If you already have a 401(k) loan leaving your job can be complicated.  When the employment relationship is severed any 401(k) loan is due immediately.  You can pay it back or roll it over to a new 401(k), provided that your new employer sponsors one and allows participation from day 1.  Otherwise your previous employer will issue a 1099-R and the loan will be treated as a distribution which is subject to income tax and 10% penalty if you are younger than 59 ½ years of age.

Option 3.  You can roll the money over to an advisor or self-managed IRA account.  This option may allow access to many more investment options beyond what your 401(k) plan offers. You may create a greater degree of relancing and diversification options. For an advisor-managed IRA you may incur additional fees paid to the advisor so be sure to take the time to interview the advisor and make sure they listen to your preference and work with you to engineer a portfolio with high quality and low cost mutual funds. For a self-managed IRA you are on a DIY model and you'll have to rely on your own research and available information to make important decisions. This works for some but many prefer to have professional management and focus on what they do best.

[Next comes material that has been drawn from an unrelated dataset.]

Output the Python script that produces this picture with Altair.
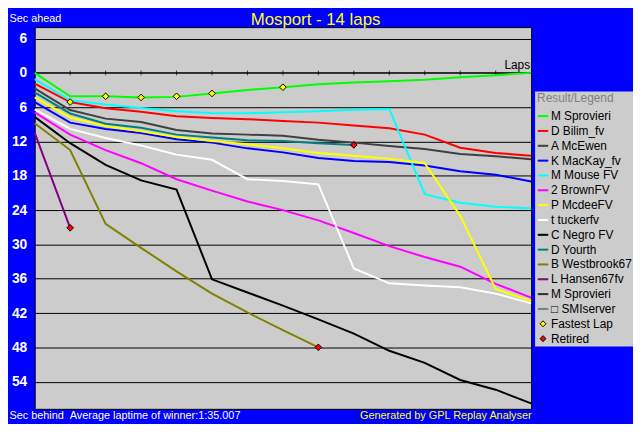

Option 4. You can take the money as a cash distribution. This option will add the distribution amount to your current year taxable income and is taxed at the highest marginal income tax bracket you are in. If you are younger than 59 1/2 years old the IRS will also impose a 10% early distribution penalty unless you meet certain exceptions.

Advancing to a new career is a great opportunity to start working with a financial professional.  Developing the next focus in life and aligning your financial activities to that focus is the key to success in retirement.  401(k)s and IRAs are great tools that must coordinate with your other assets to maximize your net after tax retirement income.